I confess to having gone through my entire adult life without ever having heard the “Sgt. Pepper” album beyond the few songs that have slipped free and entered the national consciousness.

When EMI announced the release of the complete Beatles recordings, complete with in-depth audio restoration, I was intrigued enough to buy the stereo version. (It should be clear from the above remarks that I am not a hard-core afficionado who would be willing to pony up for the mono version as well, even if the mono mixes were the ones that got the most attention in those days.)

Thus it is that, in comfortable middle age, I am encountering the Beatles albums in many cases for the first time. I discovered that I am thoroughly familiar with “A Hard Day’s Night.” From the first note to the last the thing sounded atavistically familiar; my sister obviously had a copy and must have played it down to the nub. However, I hazard that she had the US release, which must have differed from the UK release on my new EMI set. From time to time, it seems less weirdly/subconsciously familiar. At some point I’ll look into this in detail and find out if my hunch about the different releases is correct.

I’ve been enjoying the voyage immensely, to tell the truth, although I can imagine that some of my neighbors are wondering if I’ve taken leave of my senses or else I have a house guest. The Beatles, or any rock music, have not been heard from these parts at any time previously, and for the time being they’re all over the place when I’m home. I’m getting my money’s worth out of this expensive, but extremely well-executed, box set.

I’m amused by the difference in attitude towards stereo between the pop and classical worlds in the early 1960s. After all, full-range stereo recording was very much in place from the mid-1950s onwards in the classical world, as those glorious Reiner/Chicago and Munch/Boston recordings on RCA attest. But in the pop world, most music was still being heard via AM radio or 45 singles, all of which were mono. So the earliest Beatles albums — “Please Please Me” and “With the Beatles” — were given extremely primitive stereo mixes. (I can well understand why the afficionados insist on mono for those.) The voices are right channel, most of the instruments far left, with very little in the middle. On speakers it’s marginally OK, but bothersome on headphones. However, that would soon change, and I note that even by “Hard Days Night” the stereo treatment is much more natural.

Hearing “Sgt. Pepper” all the way through was something of a revelation; the thing really is quite an achievement, not only in recording technology, but in the planning out of an album from beginning to end. It’s rather like a one-movement symphony, albeit considerably less even than something by, say, Haydn or Mozart. Individual personalities within the Beatles render some of the differences quite sharp — the dichotomy between the charming “When I’m Sixty-Four” and the much more hard-hitting “A Day in the Life”, for example.

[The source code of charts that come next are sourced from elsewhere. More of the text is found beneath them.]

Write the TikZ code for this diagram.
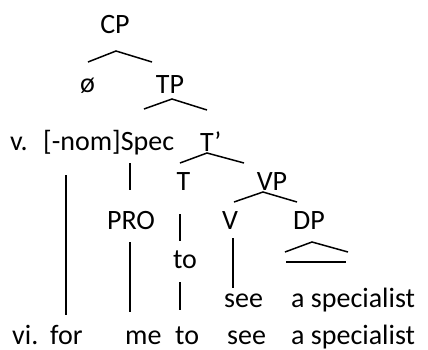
\documentclass[tikz,border=0pt]{standalone}
\usepackage{fontspec}
\setmainfont{Carlito}
\usepackage{tikz}
\usetikzlibrary{positioning, calc}
\tikzset{
	treetext/.style={font=\fontsize{28bp}{34bp}\selectfont, inner sep=0pt, anchor=base}
}
\tikzset{
	treetextw/.style={treetext, anchor=base west}
}
\tikzset{
	branch/.style={line width=1.5bp, line join=miter}
}

\begin{document}
\begin{tikzpicture}[x=1bp, y=-1bp]

			\useasboundingbox (0,0) rectangle (428,350);

			% tree labels
			\begin{scope}
				\node[treetext] (cp) at (115,33) {CP};
				\node[treetext] (zero) at (87.5,92) {ø};
				\node[treetext] (tp) at (170,93) {TP};
				\node[treetextw] (ex5) at (10,150) {v.};
				\node[treetextw] (spec) at (43,150) {[-nom]Spec};
				\node[treetextw] (tbar) at (200,151) {T’};
				\node[treetext] (t) at (183.5,190) {T};
				\node[treetext] (vp) at (272,190) {VP};
				\node[treetext] (pro) at (131,229) {PRO};
				\node[treetext] (v) at (230,229) {V};
				\node[treetext] (dp) at (309,229) {DP};
				\node[treetext] (toA) at (185,268) {to};
				\node[treetextw] (seeA) at (224,307) {see};
				\node[treetextw] (specialistA) at (291,307) {a specialist};
			\end{scope}

			% example vi
			\begin{scope}
				\node[treetextw] (ex6) at (12,344) {vi.};
				\node[treetextw] (for) at (50,344) {for};
				\node[treetextw] (me) at (125,344) {me};
				\node[treetextw] (toB) at (175,344) {to};
				\node[treetextw] (seeB) at (227,344) {see};
				\node[treetextw] (specialistB) at (291,344) {a specialist};
			\end{scope}

			% branches
			\begin{scope}
				\coordinate (cpL) at (88,62);
				\coordinate (cpA) at (116,51);
				\coordinate (cpR) at (152,62);
				\coordinate (tpL) at (144,109);
				\coordinate (tpA) at (172,99);
				\coordinate (tpR) at (207,110);
				\coordinate (tbL) at (180,163);
				\coordinate (tbA) at (207,153);
				\coordinate (tbR) at (244,163);
				\coordinate (vpL) at (234,202);
				\coordinate (vpA) at (263,192);
				\coordinate (vpR) at (297,202);
				\coordinate (dpL) at (285,252);
				\coordinate (dpA) at (312,242);
				\coordinate (dpR) at (348,252);
				\coordinate (dpBL) at (286,262);
				\coordinate (dpBR) at (346,262);

				\draw[branch] (cpL) -- (cpA) -- (cpR);
				\draw[branch] (tpL) -- (tpA) -- (tpR);
				\draw[branch] (tbL) -- (tbA) -- (tbR);
				\draw[branch] (vpL) -- (vpA) -- (vpR);
				\draw[branch] (dpL) -- (dpA) -- (dpR);
				\draw[branch] (dpBL) -- (dpBR);
			\end{scope}

			% vertical links
			\begin{scope}
				\coordinate (forTop) at (66,175);
				\coordinate (forBot) at (66,315);
				\coordinate (specBot) at (130,163);
				\coordinate (proTop) at (130,190);
				\coordinate (proBot) at (130,242);
				\coordinate (meTop) at (130,312);
				\coordinate (tBot) at (180,214);
				\coordinate (toTop) at (180,241);
				\coordinate (toBot) at (180,282);
				\coordinate (toBTop) at (180,310);
				\coordinate (vBot) at (233,238);
				\coordinate (seeTop) at (233,288);

				\draw[branch] (forTop) -- (forBot);
				\draw[branch] (specBot) -- (proTop);
				\draw[branch] (proBot) -- (meTop);
				\draw[branch] (tBot) -- (toTop);
				\draw[branch] (toBot) -- (toBTop);
				\draw[branch] (vBot) -- (seeTop);
			\end{scope}

		\end{tikzpicture}
\end{document}
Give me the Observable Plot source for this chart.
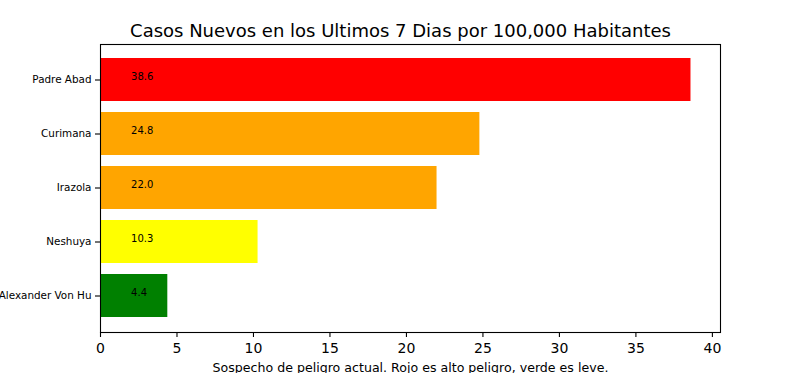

Something which seemed to have gotten lost during the Beatles’ recording career was the sense of fun that permeates most of the earlier albums and is still very much in evidence in “Pepper.” The Monty Python-ish charm of “Being For the Benefit of Mr. Kite!” gave way to the distinctly more pointed humor of Revolver’s “Doctor Robert” (I believe referring to the fellow with the LSD-spiked tea), and then with The White Album bitterness seems to be the dominant emotion. (Although Ob-La-Di, Ob-La-Da helps to lighten the mood.)

The most dated-sounding of the songs are those that were originally meant to be the most hard-hitting and contemporary — the psychedelic numbers, the sitar-and-tabla songs, or the big experimental jobs like Revolution 9. The ones that hold up the best (to this ear, anyway) are those which partake of the long-standing tradition of song-writing throughout the 20th century — those which sport a good melody and well-structured harmony, put together without unnecessary gimmickry. That includes a lot of the rock ‘n’ roll songs, not just the early hits like She Loves Me, but also later stuff that stays within the same idiom, such as Paperback Writer.

At any rate, an interesting distraction from the usual round of this ‘n’ that and a nice way to come home and unwind during a very, very busy week.